[Supplied information]
'''
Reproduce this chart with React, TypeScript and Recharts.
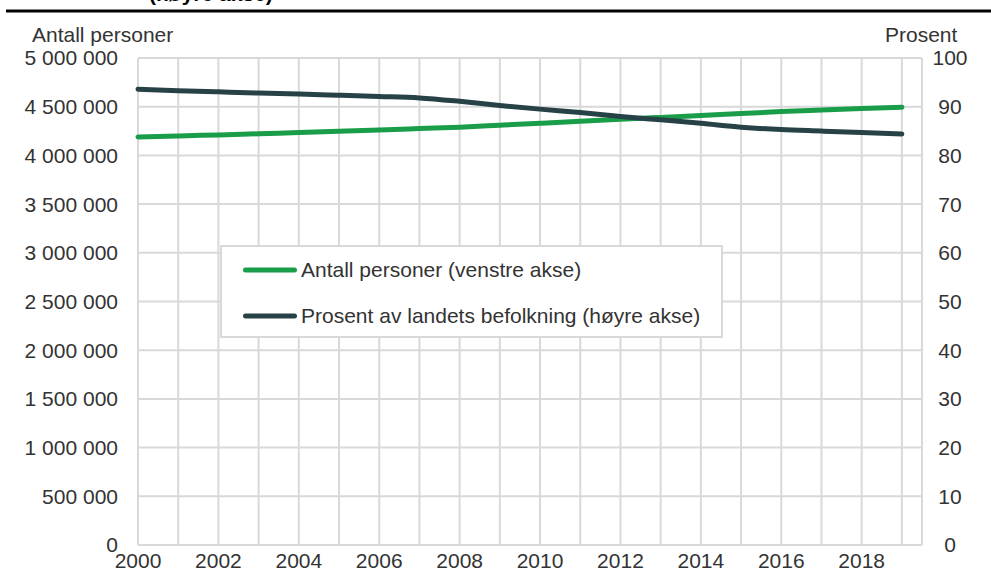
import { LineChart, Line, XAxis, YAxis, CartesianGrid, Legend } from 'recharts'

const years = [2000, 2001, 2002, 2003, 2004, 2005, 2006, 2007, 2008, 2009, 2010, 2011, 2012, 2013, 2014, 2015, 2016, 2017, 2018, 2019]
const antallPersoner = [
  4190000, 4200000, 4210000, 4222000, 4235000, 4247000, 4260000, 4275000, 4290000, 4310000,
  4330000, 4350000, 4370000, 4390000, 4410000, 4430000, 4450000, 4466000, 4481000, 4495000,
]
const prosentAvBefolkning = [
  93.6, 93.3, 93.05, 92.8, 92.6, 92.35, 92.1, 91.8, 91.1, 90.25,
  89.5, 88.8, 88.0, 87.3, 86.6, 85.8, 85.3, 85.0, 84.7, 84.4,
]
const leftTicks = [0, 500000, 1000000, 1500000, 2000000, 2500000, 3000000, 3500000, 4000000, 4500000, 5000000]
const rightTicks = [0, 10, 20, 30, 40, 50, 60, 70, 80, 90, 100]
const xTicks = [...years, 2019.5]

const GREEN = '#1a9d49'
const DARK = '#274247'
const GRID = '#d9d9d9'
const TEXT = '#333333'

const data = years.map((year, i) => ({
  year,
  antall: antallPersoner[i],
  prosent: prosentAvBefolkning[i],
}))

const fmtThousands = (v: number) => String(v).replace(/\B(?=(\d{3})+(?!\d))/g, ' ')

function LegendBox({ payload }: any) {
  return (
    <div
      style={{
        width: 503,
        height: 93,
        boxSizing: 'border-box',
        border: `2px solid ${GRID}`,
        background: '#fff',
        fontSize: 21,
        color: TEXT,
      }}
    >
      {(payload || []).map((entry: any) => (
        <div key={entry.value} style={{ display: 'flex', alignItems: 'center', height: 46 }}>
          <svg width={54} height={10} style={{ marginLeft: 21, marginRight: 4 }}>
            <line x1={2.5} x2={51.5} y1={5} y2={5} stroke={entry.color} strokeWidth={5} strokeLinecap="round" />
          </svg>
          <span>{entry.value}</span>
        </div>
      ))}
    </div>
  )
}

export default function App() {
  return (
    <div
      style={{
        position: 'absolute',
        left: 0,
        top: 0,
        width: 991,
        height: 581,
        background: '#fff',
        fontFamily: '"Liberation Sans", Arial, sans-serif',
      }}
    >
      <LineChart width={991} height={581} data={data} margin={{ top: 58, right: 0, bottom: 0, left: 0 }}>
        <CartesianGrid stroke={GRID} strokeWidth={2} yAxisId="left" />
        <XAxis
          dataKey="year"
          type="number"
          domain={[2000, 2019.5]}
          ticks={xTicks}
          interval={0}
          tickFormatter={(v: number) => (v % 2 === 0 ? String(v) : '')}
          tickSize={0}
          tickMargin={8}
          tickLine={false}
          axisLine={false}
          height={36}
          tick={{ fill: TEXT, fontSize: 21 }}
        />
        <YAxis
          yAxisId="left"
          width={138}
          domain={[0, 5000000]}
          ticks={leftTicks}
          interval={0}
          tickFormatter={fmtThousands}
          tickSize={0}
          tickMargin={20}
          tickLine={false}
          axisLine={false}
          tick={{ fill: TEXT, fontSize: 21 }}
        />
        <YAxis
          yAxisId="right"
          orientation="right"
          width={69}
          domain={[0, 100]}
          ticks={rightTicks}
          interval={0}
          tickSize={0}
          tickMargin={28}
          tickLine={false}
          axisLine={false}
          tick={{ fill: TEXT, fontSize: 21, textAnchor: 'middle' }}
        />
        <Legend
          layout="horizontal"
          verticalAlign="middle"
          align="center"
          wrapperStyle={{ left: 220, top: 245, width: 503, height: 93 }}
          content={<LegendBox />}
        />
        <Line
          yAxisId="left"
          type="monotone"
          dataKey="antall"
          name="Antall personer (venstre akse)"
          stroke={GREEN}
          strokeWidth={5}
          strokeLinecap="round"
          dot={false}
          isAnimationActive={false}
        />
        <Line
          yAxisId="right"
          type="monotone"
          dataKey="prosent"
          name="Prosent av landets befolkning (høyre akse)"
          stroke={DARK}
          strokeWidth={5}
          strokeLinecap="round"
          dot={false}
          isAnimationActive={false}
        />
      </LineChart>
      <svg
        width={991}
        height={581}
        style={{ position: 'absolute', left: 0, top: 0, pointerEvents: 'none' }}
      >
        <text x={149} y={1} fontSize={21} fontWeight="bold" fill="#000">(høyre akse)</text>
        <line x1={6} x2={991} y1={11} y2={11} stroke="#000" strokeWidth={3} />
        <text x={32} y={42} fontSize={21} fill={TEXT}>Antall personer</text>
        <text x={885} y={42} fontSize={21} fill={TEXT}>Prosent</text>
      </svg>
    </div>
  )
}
'''
[Task statement] Leave the pictures out and reproduce exactly the lines from the top of the listing above through the line with "YAxis, CartesianGrid, Legend".

[Final result]
Reproduce this chart with React, TypeScript and Recharts.
import { LineChart, Line, XAxis, YAxis, CartesianGrid, Legend } from 'recharts'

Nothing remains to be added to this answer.